The problem — Gather every line that includes the word "chart", please.

Material to process —
-*-*-
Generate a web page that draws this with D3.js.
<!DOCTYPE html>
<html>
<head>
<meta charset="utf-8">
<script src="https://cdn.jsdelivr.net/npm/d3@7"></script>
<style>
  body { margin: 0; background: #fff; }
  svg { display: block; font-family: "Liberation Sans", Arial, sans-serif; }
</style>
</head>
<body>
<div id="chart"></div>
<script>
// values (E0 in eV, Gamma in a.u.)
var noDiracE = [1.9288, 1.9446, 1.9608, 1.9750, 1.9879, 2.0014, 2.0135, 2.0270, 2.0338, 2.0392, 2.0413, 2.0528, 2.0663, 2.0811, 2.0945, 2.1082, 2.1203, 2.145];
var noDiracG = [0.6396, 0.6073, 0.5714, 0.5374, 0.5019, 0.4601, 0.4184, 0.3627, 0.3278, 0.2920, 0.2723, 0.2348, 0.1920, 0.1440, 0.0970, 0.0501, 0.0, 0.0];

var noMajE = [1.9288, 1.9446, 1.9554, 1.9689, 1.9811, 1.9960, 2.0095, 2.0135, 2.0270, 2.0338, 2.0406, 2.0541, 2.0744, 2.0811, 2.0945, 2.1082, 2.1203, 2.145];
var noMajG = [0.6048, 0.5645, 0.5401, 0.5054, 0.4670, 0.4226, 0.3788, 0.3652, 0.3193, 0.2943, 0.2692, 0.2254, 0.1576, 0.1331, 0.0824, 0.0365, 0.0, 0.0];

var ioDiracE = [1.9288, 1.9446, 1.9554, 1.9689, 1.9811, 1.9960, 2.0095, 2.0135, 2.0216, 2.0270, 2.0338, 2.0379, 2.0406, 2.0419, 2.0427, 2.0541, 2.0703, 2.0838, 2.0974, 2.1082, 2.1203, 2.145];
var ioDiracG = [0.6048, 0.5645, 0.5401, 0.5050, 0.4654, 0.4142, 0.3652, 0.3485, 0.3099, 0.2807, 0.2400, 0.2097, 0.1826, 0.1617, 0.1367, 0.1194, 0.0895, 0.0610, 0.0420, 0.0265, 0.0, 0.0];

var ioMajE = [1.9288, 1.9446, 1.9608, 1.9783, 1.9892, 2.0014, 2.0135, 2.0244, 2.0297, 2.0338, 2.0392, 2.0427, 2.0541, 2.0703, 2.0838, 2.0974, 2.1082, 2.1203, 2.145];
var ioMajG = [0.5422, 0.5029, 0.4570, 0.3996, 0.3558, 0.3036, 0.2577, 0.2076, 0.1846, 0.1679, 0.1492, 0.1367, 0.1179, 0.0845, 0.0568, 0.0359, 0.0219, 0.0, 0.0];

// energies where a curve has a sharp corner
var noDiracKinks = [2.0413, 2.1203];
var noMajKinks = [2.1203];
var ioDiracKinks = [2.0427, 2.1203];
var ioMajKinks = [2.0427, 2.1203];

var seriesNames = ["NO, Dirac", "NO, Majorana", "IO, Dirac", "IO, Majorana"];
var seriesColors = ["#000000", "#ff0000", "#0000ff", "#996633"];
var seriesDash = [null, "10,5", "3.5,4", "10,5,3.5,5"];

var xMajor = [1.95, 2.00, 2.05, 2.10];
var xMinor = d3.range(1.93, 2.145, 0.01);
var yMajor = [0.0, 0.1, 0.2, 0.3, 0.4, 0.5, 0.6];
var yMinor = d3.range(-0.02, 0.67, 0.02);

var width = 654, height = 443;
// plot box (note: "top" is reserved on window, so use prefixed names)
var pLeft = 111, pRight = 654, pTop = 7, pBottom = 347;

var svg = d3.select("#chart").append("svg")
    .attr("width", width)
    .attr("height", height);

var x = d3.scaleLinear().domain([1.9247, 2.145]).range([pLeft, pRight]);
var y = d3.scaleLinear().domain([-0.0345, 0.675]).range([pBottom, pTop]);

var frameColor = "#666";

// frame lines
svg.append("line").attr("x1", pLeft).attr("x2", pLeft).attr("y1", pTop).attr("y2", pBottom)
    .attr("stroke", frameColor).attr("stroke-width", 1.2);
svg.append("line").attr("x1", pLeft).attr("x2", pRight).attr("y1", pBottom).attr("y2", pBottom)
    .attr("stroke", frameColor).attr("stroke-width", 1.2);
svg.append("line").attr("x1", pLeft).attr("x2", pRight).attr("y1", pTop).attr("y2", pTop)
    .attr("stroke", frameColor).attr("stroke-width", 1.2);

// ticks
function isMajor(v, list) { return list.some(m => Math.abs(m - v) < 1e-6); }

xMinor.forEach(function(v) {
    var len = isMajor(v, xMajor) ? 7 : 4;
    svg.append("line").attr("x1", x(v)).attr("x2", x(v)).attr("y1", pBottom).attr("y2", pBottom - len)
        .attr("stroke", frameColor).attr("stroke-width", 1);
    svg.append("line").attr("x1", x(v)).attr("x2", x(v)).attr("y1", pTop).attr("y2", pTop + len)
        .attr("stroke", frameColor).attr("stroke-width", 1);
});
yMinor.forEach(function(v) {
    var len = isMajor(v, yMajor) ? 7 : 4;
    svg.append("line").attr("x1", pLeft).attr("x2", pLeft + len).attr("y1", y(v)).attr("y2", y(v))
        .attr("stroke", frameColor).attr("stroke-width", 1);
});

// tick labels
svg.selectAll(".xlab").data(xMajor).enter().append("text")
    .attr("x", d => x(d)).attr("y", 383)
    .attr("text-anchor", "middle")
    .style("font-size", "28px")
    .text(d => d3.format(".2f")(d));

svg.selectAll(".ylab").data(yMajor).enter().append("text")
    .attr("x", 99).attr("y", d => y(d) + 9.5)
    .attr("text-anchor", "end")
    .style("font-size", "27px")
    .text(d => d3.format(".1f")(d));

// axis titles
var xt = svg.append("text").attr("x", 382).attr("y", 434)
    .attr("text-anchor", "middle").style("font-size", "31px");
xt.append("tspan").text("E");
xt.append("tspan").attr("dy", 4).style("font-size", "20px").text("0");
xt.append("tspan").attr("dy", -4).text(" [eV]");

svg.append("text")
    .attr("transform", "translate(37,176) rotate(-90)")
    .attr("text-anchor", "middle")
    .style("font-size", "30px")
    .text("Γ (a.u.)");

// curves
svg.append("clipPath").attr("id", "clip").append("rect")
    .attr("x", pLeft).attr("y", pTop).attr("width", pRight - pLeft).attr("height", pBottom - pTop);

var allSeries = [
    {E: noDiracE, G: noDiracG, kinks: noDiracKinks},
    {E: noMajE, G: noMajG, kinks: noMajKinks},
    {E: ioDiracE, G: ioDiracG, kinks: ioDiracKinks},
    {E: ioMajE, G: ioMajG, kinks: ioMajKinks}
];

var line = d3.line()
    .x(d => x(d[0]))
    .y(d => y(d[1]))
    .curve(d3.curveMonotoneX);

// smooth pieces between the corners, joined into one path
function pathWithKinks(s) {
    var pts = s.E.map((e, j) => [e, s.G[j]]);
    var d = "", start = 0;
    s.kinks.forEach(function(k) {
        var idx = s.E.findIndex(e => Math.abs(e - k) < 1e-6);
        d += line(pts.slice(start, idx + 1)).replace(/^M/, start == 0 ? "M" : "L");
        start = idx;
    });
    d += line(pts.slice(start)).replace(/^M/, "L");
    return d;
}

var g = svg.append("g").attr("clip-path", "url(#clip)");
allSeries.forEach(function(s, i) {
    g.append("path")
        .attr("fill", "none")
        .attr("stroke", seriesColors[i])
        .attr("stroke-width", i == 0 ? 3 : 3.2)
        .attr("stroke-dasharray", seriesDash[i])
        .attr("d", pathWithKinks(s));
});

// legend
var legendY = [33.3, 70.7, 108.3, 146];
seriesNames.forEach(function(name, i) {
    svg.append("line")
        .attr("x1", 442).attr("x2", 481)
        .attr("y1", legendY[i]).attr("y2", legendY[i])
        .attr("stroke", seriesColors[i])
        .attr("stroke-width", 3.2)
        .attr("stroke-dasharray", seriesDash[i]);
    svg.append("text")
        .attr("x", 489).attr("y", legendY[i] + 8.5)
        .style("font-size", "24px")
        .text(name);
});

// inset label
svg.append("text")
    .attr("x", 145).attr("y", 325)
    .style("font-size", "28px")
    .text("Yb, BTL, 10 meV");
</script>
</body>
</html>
-*-*-
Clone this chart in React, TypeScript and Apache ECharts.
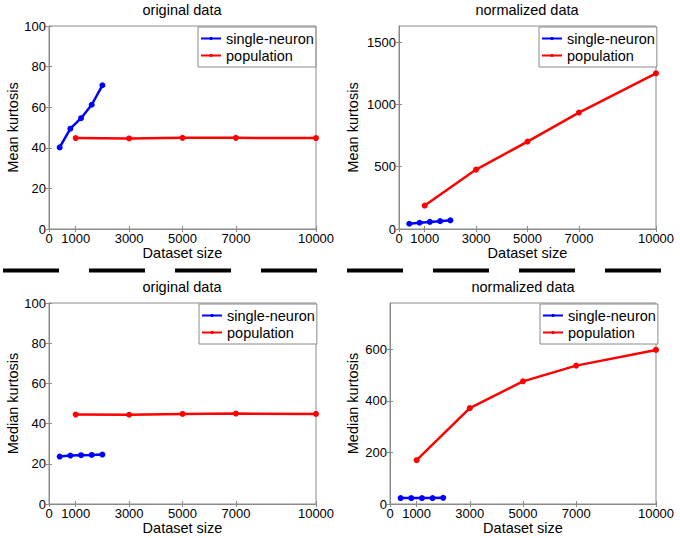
-*-*-
Answer to this task —
<div id="chart"></div>
var svg = d3.select("#chart").append("svg")
Clone this chart in React, TypeScript and Apache ECharts.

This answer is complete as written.